* **What this task involves**
Begin at the line containing "Clone this chart in Bokeh." and stop at the line containing "from bokeh.resources import INLINE"; copy those lines exactly, ends included, and nothing else.

(Rows from a dataset of charts and code)
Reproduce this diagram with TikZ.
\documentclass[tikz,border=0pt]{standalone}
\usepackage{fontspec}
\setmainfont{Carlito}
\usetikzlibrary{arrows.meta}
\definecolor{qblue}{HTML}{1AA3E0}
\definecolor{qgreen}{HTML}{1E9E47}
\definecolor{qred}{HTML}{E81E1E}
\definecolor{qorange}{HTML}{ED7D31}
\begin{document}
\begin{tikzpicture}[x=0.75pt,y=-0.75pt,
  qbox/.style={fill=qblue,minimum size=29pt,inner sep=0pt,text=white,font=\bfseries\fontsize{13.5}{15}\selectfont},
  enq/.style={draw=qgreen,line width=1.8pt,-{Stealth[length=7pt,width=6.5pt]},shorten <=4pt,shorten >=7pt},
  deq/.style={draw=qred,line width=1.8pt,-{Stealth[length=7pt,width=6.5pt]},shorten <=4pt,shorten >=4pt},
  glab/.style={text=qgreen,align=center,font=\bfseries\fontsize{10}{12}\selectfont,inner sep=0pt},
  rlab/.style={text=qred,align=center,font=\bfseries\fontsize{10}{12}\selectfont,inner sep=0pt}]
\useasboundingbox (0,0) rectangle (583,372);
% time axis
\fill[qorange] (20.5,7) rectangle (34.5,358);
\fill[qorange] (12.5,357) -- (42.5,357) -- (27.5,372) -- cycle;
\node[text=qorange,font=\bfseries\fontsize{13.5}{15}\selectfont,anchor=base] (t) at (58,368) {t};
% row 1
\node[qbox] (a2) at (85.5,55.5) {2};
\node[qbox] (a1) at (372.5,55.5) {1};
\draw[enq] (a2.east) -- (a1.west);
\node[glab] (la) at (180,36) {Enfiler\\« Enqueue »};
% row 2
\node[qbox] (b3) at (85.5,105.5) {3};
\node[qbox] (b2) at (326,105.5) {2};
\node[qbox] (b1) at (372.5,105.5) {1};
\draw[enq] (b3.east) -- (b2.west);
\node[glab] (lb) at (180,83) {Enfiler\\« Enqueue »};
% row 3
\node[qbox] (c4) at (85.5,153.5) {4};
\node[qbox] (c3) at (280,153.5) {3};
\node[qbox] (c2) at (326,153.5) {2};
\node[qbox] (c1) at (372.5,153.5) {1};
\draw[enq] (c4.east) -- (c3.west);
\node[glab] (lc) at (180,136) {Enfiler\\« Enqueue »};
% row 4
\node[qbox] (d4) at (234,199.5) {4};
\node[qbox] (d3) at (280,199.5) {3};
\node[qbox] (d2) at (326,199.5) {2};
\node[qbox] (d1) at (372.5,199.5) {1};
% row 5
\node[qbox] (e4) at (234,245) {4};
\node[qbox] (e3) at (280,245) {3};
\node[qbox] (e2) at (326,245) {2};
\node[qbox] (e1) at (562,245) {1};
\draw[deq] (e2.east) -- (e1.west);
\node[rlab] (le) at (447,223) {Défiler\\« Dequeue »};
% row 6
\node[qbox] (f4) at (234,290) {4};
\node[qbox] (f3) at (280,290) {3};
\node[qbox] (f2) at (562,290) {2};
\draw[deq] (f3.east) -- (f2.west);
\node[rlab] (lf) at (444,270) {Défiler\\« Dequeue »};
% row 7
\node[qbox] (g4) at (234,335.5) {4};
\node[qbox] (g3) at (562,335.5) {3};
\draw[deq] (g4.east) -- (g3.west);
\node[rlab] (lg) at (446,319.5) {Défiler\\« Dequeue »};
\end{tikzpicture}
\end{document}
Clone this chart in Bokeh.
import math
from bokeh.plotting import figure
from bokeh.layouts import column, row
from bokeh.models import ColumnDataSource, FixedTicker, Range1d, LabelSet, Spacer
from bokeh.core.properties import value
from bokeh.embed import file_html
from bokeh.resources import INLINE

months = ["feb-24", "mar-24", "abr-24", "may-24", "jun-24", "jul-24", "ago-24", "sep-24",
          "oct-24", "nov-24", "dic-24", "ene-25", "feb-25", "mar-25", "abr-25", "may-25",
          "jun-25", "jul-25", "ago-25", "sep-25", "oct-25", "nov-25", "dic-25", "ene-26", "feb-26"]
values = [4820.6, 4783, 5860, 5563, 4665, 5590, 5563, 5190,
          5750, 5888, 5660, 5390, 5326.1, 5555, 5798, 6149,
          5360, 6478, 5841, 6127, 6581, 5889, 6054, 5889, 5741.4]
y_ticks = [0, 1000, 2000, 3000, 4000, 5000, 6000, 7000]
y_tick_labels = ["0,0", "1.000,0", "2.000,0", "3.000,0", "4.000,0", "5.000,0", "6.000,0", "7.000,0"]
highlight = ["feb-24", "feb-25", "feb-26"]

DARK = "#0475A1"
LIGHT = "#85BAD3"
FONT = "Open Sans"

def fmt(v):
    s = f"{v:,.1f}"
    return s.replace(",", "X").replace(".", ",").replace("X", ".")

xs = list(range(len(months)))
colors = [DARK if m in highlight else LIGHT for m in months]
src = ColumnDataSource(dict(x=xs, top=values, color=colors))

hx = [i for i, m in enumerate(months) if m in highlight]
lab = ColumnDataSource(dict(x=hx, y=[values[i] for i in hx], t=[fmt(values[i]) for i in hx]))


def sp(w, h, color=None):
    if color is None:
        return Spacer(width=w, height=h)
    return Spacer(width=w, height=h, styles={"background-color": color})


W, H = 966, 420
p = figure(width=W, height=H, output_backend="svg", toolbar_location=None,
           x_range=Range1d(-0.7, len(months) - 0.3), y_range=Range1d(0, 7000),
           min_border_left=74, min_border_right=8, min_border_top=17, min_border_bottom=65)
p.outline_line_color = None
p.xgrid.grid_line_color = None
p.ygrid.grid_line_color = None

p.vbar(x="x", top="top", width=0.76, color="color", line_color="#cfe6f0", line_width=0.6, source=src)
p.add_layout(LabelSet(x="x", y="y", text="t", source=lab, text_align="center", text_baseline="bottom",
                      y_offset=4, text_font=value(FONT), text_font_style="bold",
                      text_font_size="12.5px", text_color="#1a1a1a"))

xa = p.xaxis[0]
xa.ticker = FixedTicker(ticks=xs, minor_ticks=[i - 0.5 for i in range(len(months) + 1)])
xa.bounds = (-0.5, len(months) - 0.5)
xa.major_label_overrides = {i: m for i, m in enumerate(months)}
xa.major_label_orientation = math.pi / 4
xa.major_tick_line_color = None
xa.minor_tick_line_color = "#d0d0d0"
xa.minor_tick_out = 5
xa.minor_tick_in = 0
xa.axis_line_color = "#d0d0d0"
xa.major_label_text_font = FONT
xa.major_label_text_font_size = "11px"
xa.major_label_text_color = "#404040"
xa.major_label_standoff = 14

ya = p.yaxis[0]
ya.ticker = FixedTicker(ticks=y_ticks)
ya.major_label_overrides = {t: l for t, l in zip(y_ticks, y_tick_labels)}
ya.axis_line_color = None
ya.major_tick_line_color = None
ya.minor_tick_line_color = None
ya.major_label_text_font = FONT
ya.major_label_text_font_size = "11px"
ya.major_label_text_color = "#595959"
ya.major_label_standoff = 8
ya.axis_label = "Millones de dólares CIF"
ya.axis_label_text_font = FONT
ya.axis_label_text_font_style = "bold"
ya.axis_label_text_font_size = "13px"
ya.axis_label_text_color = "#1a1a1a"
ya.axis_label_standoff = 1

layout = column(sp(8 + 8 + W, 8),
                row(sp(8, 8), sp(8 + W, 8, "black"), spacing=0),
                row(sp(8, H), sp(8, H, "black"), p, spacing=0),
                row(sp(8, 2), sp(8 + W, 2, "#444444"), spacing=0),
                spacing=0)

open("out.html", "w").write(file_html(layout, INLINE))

---

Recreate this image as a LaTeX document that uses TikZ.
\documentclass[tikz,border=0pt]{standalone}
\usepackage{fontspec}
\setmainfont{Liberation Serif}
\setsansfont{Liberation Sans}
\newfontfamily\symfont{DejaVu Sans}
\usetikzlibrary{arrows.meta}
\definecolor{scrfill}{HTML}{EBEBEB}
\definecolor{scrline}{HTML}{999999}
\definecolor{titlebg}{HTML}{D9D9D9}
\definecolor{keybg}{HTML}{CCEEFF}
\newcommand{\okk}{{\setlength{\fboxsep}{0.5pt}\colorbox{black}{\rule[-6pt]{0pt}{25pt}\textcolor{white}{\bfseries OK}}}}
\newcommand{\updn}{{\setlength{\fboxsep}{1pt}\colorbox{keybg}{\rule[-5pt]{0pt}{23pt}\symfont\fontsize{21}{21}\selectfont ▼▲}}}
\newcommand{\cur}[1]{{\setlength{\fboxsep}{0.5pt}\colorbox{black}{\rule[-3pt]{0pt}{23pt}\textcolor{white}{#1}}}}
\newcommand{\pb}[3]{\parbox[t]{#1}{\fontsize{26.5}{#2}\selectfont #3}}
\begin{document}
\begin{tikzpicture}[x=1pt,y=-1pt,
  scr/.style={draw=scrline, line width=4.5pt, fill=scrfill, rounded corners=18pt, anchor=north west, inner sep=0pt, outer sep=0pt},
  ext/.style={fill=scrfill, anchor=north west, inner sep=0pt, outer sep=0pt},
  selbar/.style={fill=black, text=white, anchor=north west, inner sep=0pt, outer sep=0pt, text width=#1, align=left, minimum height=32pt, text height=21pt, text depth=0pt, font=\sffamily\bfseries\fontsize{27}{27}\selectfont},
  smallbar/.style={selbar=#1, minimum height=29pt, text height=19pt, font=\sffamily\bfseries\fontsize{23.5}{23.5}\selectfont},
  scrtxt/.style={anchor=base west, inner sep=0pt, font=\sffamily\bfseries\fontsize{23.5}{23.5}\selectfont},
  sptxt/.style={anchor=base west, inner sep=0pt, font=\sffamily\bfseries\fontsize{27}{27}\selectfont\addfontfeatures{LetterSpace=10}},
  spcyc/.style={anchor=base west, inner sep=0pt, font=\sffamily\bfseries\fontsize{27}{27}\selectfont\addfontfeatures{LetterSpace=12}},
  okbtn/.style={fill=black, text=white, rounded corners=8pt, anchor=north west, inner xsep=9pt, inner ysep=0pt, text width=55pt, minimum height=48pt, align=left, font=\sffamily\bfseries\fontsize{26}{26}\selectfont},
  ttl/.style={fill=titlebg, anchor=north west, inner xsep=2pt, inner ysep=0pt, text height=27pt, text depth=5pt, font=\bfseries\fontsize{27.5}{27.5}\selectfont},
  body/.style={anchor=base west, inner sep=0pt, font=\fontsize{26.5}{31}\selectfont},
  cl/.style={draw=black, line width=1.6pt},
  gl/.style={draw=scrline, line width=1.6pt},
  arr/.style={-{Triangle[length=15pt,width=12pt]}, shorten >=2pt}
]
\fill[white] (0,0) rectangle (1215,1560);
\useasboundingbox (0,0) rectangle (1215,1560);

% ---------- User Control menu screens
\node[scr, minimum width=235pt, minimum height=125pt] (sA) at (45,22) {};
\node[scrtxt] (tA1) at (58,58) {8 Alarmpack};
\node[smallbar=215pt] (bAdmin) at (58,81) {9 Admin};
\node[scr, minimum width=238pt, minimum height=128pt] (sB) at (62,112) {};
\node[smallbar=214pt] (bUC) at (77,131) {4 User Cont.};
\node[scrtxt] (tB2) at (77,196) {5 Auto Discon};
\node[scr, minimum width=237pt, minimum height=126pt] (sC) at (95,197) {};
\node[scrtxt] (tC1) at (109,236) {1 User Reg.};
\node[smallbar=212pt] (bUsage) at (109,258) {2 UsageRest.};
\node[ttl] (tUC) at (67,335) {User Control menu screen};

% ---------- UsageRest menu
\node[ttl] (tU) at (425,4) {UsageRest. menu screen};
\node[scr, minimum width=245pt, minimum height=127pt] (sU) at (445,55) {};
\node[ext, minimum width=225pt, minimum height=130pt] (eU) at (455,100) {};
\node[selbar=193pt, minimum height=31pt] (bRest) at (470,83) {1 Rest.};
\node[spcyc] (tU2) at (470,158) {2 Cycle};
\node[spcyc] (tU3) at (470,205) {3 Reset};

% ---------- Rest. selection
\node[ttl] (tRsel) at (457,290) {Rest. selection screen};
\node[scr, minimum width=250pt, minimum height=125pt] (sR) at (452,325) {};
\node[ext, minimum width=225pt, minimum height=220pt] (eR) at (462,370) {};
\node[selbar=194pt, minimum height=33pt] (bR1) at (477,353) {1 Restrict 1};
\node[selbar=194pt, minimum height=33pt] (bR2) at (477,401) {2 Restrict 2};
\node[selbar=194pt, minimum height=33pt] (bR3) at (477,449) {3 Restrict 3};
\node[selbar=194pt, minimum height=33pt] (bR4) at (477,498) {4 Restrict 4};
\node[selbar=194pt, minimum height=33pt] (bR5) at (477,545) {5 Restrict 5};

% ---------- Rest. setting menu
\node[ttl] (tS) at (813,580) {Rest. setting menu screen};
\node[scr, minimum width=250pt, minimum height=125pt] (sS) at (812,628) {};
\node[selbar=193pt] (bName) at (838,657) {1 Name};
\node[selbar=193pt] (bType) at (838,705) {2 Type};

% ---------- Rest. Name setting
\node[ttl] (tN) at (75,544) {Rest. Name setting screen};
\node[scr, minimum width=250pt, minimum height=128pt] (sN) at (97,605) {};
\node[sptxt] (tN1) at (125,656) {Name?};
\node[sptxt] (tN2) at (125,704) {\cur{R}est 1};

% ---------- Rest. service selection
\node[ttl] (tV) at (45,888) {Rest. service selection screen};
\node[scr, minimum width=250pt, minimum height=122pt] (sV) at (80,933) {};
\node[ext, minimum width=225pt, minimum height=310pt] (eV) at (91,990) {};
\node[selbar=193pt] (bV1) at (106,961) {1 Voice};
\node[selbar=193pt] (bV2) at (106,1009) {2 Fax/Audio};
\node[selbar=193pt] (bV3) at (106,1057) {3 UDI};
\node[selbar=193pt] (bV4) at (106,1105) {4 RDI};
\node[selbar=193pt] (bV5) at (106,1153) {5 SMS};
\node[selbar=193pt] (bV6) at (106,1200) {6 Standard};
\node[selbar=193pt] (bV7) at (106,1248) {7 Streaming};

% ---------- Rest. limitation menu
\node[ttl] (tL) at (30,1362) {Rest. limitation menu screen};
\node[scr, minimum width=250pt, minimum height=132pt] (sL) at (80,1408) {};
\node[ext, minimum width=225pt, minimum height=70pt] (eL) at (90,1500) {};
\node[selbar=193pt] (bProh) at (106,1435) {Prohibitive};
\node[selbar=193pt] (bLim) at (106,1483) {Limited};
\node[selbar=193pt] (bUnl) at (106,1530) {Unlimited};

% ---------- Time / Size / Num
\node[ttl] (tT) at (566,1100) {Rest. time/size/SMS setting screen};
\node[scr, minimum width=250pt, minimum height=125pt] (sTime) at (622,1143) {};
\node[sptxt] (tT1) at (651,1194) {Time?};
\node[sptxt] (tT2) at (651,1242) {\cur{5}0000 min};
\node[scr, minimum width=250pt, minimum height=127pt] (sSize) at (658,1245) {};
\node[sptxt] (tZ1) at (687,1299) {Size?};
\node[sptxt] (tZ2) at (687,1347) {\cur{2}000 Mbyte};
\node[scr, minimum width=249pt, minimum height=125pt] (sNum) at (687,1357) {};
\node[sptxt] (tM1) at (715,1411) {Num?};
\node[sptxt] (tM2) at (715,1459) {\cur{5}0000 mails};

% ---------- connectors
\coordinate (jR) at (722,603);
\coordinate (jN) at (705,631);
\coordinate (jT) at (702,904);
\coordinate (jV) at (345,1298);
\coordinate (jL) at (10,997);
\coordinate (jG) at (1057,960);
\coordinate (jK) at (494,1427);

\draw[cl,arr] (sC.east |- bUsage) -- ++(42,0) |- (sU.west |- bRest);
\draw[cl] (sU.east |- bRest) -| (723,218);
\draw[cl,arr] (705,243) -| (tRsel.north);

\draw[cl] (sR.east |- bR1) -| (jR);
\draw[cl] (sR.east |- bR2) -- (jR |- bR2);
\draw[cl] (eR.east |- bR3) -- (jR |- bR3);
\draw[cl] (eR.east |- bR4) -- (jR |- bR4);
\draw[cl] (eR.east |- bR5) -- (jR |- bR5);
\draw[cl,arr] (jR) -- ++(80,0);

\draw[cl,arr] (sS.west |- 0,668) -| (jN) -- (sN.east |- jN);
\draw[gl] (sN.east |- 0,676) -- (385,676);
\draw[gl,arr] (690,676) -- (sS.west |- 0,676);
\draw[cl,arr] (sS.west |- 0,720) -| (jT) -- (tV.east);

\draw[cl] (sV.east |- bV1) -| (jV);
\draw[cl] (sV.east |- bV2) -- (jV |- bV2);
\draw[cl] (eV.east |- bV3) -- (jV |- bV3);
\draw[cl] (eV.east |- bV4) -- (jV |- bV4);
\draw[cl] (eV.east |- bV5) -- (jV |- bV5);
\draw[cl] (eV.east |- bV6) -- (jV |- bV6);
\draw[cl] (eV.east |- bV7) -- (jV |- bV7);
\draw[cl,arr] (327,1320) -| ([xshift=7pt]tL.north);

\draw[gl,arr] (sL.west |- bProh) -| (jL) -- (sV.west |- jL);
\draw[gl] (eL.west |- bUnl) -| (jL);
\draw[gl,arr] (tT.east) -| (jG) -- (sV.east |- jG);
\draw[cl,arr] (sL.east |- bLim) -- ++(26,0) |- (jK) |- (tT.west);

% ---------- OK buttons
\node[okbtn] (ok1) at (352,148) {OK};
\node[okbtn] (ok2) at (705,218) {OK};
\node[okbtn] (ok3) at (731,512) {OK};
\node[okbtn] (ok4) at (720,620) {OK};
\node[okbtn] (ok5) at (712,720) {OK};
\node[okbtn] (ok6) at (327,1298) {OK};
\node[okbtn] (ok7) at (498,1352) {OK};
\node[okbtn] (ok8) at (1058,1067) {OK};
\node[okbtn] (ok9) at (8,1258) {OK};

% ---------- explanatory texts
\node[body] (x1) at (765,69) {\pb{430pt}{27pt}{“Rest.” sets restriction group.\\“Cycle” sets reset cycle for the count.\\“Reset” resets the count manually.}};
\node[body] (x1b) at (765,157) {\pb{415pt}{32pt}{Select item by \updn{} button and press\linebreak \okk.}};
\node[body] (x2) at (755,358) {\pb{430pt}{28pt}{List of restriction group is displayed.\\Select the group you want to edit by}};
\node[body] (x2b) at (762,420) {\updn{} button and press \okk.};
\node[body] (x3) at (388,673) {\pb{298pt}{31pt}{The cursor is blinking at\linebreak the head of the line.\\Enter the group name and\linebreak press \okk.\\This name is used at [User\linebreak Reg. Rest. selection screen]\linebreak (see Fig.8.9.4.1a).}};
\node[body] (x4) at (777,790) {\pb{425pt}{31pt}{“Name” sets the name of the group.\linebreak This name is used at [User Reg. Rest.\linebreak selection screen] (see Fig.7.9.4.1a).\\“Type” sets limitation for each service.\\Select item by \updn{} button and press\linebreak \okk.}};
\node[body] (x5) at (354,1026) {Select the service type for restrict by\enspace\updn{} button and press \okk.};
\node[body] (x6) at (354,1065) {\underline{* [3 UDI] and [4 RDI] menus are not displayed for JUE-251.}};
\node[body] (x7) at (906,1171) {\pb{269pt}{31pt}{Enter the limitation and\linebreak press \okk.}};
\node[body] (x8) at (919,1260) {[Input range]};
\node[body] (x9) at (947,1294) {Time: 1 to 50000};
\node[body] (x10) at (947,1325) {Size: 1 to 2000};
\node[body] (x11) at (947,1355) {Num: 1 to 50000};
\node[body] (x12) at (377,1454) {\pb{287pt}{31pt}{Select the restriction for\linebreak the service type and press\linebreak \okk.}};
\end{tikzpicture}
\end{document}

* **Task output**
Clone this chart in Bokeh.
import math
from bokeh.plotting import figure
from bokeh.layouts import column, row
from bokeh.models import ColumnDataSource, FixedTicker, Range1d, LabelSet, Spacer
from bokeh.core.properties import value
from bokeh.embed import file_html
from bokeh.resources import INLINE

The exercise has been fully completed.